The World Changes, the Radios Change
RFE emerged from the events and criticisms of 1956 a more professional news-gathering, analyzing, and broadcasting service. News broadcasts focused on hard news with commentaries and features identified as such, and morale was high.
The peace of the period was broken with the March 1967 issue of Ramparts, one of the leading magazines of the 1960s counterculture. A disgruntled student member of the National Students Association (NSA) and Students for a Democratic Society, learning that one of NSA’s major funders was the CIA, took the information to the magazine. Although the radios were not mentioned in the Ramparts story, the piece did inspire numerous press investigations into covert CIA funding. A series of articles in the New York Times disclosed RFE’s links to the CIA, followed by a CBS documentary.
President Johnson called for a review of all CIA-funded anticommunist programs in organizations such as labor unions, publishing houses, and radio and TV stations. The reviewers concluded that no federal agency could provide covert financial help to any educational or voluntary organizations, but Richard Helms, director of the CIA, was able to exclude the radios as they were government initiatives and functioned under official government policy. This decision went unchallenged until 1971.
By the early 1970s détente had become the policy of the day. Among congressional supporters, the radios were viewed as essential in an era of negotiation. Among detractors, chief among whom was Senator J. William Fulbright, head of the Senate Foreign Relations Committee, the radios were viewed as relics of a Cold War past. Despite Fulbright’s vociferous objections, the Senate approved Public Law 93-129 by a vote of 76 to 10; the Board for International Broadcasting (BIB) Act became law on October 19, 1973. The BIB would receive the radios’ congressional appropriation and see that it was efficiently managed and that the program output was not inconsistent with broad U.S. foreign policy. The two radios became one corporation, RFE/RL, Inc., in 1976 and for a while maintained a corporate board. In 1982, this board was dissolved and BIB took complete control.

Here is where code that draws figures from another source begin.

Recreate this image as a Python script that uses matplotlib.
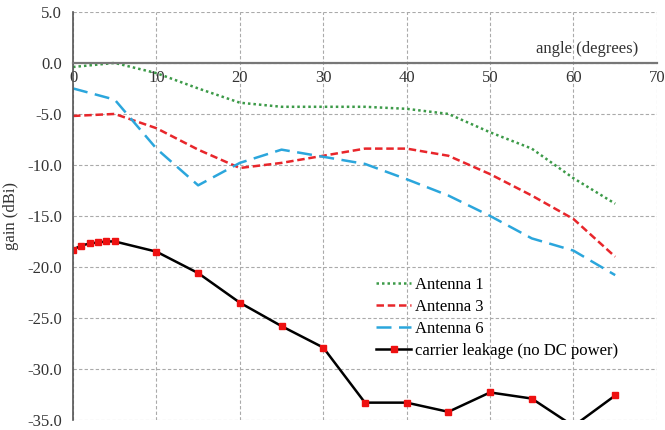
import matplotlib
matplotlib.use("Agg")
from matplotlib import pyplot as plt
import numpy as np

plt.rcParams['font.family'] = ['Liberation Serif', 'DejaVu Serif']

angle = [0, 5, 10, 15, 20, 25, 30, 35, 40, 45, 50, 55, 60, 65]
antenna1 = [-0.4, 0.0, -1.0, -2.5, -3.9, -4.3, -4.3, -4.3, -4.5, -5.0, -6.8, -8.4, -11.3, -13.8]
antenna3 = [-5.2, -5.0, -6.4, -8.5, -10.3, -9.8, -9.1, -8.4, -8.4, -9.1, -10.9, -13.0, -15.3, -19.0]
antenna6 = [-2.5, -3.6, -8.4, -12.0, -9.8, -8.5, -9.2, -9.9, -11.4, -13.0, -15.0, -17.2, -18.4, -20.8]

leak_angle = [0, 1, 2, 3, 4, 5, 10, 15, 20, 25, 30, 35, 40, 45, 50, 55, 60, 65]
leakage = [-18.3, -17.9, -17.7, -17.6, -17.5, -17.5, -18.5, -20.6, -23.5, -25.8, -27.9,
           -33.3, -33.3, -34.2, -32.3, -32.9, -35.6, -32.6]

xticks = [0, 10, 20, 30, 40, 50, 60, 70]
yticks = [5, 0, -5, -10, -15, -20, -25, -30, -35]

fig = plt.figure(figsize=(6.65, 4.30), dpi=100)
ax = fig.add_axes([0.1098, 0.0233, 0.878, 0.949])

ax.plot(angle, antenna1, color="#3c9a48", linewidth=1.8, linestyle=(0, (1, 1.2)), label="Antenna 1")
ax.plot(angle, antenna3, color="#e8262b", linewidth=1.8, linestyle=(0, (3, 1.5)), label="Antenna 3")
ax.plot(angle, antenna6, color="#2ba6dc", linewidth=1.8, linestyle=(0, (6, 3)), label="Antenna 6")
ax.plot(leak_angle, leakage, color="black", linewidth=1.8, marker="s", markersize=5,
        markerfacecolor="#ee1111", markeredgecolor="#ee1111", label="carrier leakage (no DC power)")

ax.set_xlim(0, 70)
ax.set_ylim(-35, 5)
ax.set_xticks(xticks)
ax.set_yticks(yticks)
ax.set_yticklabels(["%.1f" % v for v in yticks])
ax.tick_params(length=0, labelsize=12, colors="#333333")
ax.tick_params(axis="x", pad=5)
ax.tick_params(axis="y", pad=8)

ax.grid(True, color="#aaaaaa", linestyle=(0, (3, 2)), linewidth=0.8)
ax.set_axisbelow(True)

for s in ["top", "right"]:
    ax.spines[s].set_visible(False)
ax.spines["bottom"].set_position(("data", 0))
ax.spines["bottom"].set_color("#777777")
ax.spines["bottom"].set_linewidth(1.6)
ax.spines["left"].set_color("#555555")
ax.spines["left"].set_linewidth(1.2)

ax.text(67.8, 0.6, "angle (degrees)", ha="right", va="bottom", fontsize=12, color="#333333")
ax.set_ylabel("gain (dBi)", fontsize=12, color="#333333")
ax.yaxis.set_label_coords(-0.092, 0.5)

ax.legend(loc="upper left", bbox_to_anchor=(0.505, 0.37), frameon=False, fontsize=12,
          handlelength=2.1, handletextpad=0.2, labelspacing=0.35, borderpad=0)

fig.savefig("out.png", dpi=100)
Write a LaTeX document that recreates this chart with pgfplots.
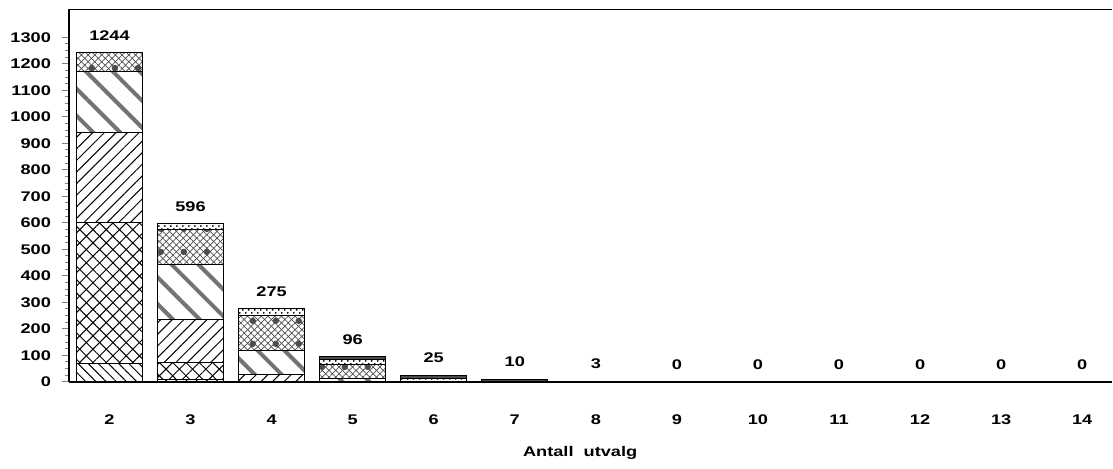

Under this structure, RFE/RL operated through the tumultuous times that marked the return to democracy in Eastern Europe and the end of the Soviet Union. With the fall of the Berlin Wall and the dissolution of the Soviet Union, many suggested that the radios’ mission had been successfully completed and that funding should be stopped. Others claimed that a responsible voice broadcasting to countries in which the institutions of democracy were still in their infancy required the continuation of the radios. Supporters included the heads of state of the countries to which RFE/RL broadcast. In 1993 the administration decided the radios were to be saved but reorganized. The budget was slashed.
Václav Havel, who appreciated the role of RFE as well as the ironies of history, invited the radios to relocate to Prague in the building of the former communist parliament, rent free, from where they currently broadcast. Corporate headquarters remain in Washington, D.C.
In 2000, an agreement was signed to deposit all the corporate and broadcast records up to 1995 in the Hoover Institution Archives. This immense resource of documents and broadcast tapes, when processed, will provide scholars with a record of every major event, movement, and personality in the former Soviet Union and Eastern Europe throughout the Cold War and during the early years of transition to democracy.